ÖVERSVÄMMADE KULTURARV Hur ökade vattennivåer kan påverka kulturhistorisk bebyggelse i Malmö Stad

Detta är en Kandidat-uppsats från Göteborgs universitet/Institutionen för kulturvård

Sammanfattning: Climate change affects our world to a greater extent. Temperature changes and higher water levels will affect our cultural environments and adaptations need to be implemented. The impact from floods and high-water flows does not only consist of material impact, but soil erosion also becomes a major problem. Many cultural environments are located on the coasts, which means that protective measures need to be implemented. Flooding also affects parks and gardens, causing historic landscapes to be lost. Within cultural environmental protection, there are different ways of managing risks linked to high water levels. Making risk maps where risks are identified or using geographic information systems makes it possible to map areas and evaluate risks. The mapping can be used both to see how areas have historically been affected by floods and to make future simulations of flood threats. The essay is based on the discourse taken up in Uses of heritage (L. Smith, 2006) and "No future in archaeological heritage management?" (Högberg et al., 2017) about cultural heritage as a theoretical frame of reference. To manage cultural environments and conservation for future generations, there needs to be a critical approach to what is worth preserving. Climate change means that we need to make increasingly strict priorities. It also means that we need to clarify the cultural values that exist so that preservation can be justified.

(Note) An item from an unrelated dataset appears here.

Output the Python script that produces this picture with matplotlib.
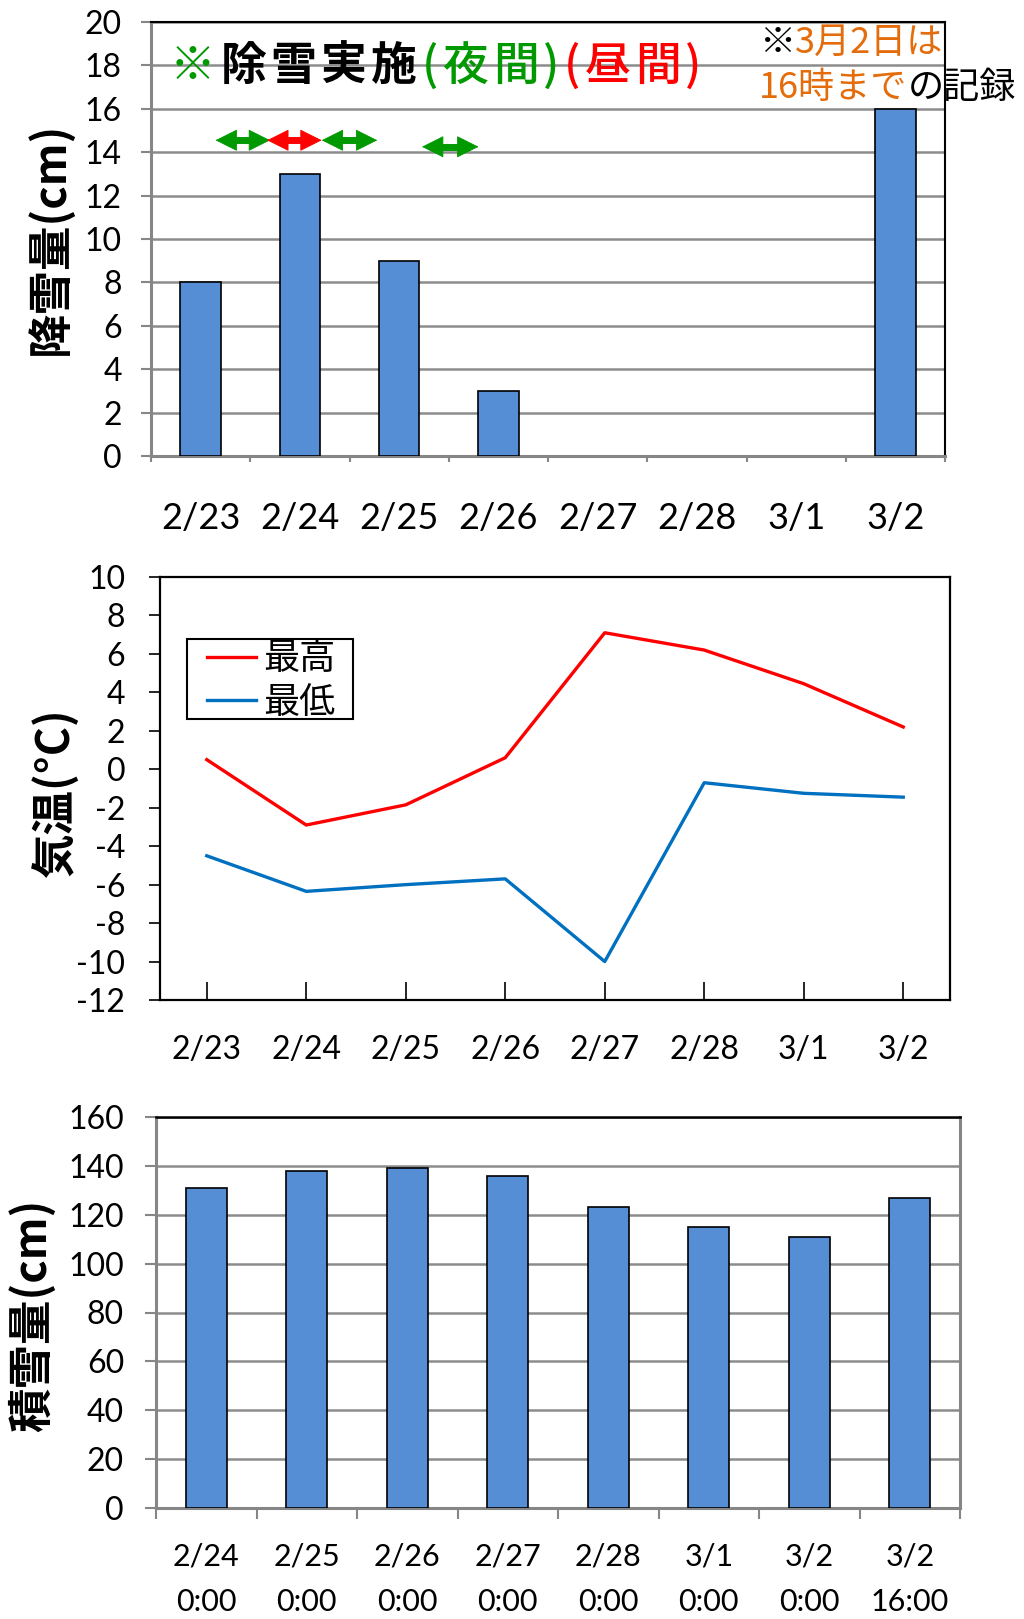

Many cultural environments have deep historical ties with partly materiality and place, partly the people who interacted with the environments over time. The essay examines three places that are historically significant for Malmö in Sweden, and how cultural preservation efforts look like today. The essay then discusses how protective conditions relate to the cultural conservation theories. We need to have a critical approach to how we select objects for future conservation, and to remember that there are groups that have historically had an interpretative advantage through cultural heritage discourses. Cultural heritage is not necessarily intrinsically valuable but becomes so in relation to the human interactions it contributes to. The cultural environment also needs to reflect on the needs of future generations and to keep these in mind when cultural preservation efforts are carried out.